## OBJECTIVE
Starting at the first line of the listing below, repeat each line up to and including the one containing "Chart.register(...registerables);". Leave out pictures.

═════ STORED DATA ═════

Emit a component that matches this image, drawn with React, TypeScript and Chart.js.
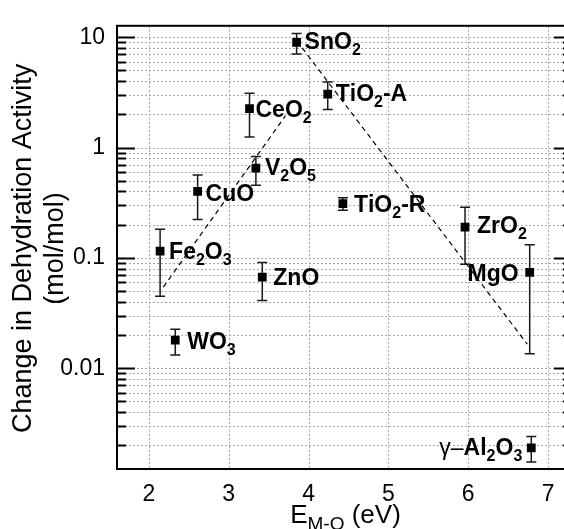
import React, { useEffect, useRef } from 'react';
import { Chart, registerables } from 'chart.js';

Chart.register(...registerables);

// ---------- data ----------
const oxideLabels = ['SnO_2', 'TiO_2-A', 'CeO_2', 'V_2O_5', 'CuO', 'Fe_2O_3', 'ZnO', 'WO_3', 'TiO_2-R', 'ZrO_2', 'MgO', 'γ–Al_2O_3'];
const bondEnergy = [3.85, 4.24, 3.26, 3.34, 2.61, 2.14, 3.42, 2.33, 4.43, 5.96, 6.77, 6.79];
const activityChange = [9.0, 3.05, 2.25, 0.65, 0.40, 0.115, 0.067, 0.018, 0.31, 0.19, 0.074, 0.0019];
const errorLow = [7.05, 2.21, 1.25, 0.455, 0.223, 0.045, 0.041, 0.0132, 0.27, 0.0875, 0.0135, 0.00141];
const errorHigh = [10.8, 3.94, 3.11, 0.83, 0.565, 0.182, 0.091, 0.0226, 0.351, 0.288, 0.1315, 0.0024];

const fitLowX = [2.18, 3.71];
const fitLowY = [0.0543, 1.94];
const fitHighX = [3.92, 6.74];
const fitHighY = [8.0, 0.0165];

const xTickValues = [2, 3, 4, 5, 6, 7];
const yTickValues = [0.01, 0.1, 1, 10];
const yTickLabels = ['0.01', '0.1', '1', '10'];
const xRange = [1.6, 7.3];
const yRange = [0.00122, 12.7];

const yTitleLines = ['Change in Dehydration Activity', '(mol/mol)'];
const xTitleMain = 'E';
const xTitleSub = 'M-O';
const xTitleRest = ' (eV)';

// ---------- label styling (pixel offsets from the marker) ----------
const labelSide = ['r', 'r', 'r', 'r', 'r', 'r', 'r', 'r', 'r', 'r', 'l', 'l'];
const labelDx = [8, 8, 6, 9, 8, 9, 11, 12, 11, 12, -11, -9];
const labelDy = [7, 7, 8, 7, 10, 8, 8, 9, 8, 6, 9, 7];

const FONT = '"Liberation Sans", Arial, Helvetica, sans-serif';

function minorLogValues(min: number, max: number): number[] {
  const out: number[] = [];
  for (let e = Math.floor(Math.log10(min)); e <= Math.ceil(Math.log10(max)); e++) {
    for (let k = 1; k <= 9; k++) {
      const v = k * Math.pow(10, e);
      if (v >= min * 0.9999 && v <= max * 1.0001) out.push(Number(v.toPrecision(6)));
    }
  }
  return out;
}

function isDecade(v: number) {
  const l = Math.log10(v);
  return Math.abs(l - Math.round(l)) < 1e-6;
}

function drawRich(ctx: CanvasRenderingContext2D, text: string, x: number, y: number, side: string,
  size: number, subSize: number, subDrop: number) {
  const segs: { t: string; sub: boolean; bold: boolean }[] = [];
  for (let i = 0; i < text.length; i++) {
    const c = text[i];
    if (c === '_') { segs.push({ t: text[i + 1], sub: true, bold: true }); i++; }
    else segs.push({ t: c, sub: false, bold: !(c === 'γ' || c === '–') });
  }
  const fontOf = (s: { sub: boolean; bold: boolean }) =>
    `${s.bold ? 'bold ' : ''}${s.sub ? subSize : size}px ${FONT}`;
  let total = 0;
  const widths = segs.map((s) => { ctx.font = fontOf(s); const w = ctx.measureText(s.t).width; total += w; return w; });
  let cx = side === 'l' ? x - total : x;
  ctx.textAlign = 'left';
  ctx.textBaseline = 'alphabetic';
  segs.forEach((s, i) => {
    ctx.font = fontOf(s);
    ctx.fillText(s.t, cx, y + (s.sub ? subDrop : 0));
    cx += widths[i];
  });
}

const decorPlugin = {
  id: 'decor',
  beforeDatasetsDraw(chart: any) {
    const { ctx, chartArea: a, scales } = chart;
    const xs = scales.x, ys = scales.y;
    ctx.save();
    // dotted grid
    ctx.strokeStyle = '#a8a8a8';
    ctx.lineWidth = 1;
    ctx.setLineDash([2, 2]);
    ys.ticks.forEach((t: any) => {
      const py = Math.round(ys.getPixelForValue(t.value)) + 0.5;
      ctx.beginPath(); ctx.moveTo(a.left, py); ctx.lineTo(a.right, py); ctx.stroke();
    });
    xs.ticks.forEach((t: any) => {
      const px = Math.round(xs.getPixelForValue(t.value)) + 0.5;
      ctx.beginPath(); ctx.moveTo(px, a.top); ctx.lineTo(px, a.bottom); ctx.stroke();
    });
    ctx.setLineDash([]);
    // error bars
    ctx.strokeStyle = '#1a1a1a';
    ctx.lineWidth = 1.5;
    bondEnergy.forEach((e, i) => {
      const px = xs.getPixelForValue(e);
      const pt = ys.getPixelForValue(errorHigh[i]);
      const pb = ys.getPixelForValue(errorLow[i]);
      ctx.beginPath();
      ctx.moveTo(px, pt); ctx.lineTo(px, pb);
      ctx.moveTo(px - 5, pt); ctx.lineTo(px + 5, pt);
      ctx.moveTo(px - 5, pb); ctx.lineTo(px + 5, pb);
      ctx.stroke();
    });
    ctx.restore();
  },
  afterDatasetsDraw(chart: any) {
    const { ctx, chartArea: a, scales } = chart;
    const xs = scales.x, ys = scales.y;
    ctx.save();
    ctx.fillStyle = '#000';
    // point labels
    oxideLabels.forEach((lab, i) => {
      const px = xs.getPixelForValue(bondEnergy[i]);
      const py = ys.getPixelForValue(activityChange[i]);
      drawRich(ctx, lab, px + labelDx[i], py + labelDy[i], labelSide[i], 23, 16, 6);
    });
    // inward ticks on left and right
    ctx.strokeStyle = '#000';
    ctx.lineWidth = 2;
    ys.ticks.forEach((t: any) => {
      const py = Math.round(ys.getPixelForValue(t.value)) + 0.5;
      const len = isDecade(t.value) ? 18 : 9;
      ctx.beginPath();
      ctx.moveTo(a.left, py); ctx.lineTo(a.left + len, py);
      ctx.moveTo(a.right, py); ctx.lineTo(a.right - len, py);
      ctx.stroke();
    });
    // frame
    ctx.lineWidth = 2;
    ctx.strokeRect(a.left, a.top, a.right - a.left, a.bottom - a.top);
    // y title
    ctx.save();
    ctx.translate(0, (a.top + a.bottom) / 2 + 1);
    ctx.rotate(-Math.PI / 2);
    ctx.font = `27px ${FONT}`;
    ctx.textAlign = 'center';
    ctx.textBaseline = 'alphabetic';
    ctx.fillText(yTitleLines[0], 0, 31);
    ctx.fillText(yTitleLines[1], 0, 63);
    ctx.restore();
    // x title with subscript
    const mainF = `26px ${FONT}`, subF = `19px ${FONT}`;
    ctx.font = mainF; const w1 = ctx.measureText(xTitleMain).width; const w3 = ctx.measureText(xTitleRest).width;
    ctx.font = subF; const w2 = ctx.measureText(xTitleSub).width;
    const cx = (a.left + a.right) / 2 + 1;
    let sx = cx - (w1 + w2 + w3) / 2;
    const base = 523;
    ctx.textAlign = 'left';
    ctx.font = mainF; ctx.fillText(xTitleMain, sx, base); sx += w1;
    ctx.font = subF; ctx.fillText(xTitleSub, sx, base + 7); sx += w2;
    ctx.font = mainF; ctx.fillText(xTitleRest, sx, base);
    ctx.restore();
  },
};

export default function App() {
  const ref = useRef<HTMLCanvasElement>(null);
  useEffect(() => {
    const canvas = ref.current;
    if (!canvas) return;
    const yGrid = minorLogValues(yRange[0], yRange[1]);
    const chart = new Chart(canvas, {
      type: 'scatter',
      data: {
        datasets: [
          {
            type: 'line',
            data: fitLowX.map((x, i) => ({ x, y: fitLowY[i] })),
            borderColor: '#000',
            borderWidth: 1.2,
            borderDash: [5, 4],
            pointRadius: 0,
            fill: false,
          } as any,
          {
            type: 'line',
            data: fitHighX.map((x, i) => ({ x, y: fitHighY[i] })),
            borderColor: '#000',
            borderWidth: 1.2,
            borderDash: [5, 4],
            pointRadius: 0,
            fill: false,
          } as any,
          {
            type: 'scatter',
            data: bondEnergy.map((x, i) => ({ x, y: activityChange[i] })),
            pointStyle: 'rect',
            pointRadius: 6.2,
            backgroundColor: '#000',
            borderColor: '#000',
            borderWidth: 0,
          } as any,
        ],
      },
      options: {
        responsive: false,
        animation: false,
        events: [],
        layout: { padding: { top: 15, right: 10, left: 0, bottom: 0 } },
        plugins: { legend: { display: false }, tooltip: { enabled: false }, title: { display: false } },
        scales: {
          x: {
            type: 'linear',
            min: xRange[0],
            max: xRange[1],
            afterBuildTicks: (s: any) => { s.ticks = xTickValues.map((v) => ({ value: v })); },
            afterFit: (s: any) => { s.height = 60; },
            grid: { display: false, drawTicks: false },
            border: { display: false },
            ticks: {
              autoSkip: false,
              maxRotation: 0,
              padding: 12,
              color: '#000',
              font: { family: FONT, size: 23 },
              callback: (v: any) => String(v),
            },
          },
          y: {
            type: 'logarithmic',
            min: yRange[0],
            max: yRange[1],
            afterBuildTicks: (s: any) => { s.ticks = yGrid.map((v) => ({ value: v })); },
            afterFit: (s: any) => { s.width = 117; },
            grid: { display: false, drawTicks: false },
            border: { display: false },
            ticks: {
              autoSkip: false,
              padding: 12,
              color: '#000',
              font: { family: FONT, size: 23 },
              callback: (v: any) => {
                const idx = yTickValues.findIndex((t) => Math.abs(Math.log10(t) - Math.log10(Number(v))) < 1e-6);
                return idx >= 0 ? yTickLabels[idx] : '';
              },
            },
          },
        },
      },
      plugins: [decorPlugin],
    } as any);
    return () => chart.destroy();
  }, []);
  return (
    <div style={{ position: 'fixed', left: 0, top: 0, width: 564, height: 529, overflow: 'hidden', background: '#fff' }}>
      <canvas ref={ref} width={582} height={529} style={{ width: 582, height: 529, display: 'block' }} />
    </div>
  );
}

═════

## RESPONSE TO THE EXERCISE
Emit a component that matches this image, drawn with React, TypeScript and Chart.js.
import React, { useEffect, useRef } from 'react';
import { Chart, registerables } from 'chart.js';

Chart.register(...registerables);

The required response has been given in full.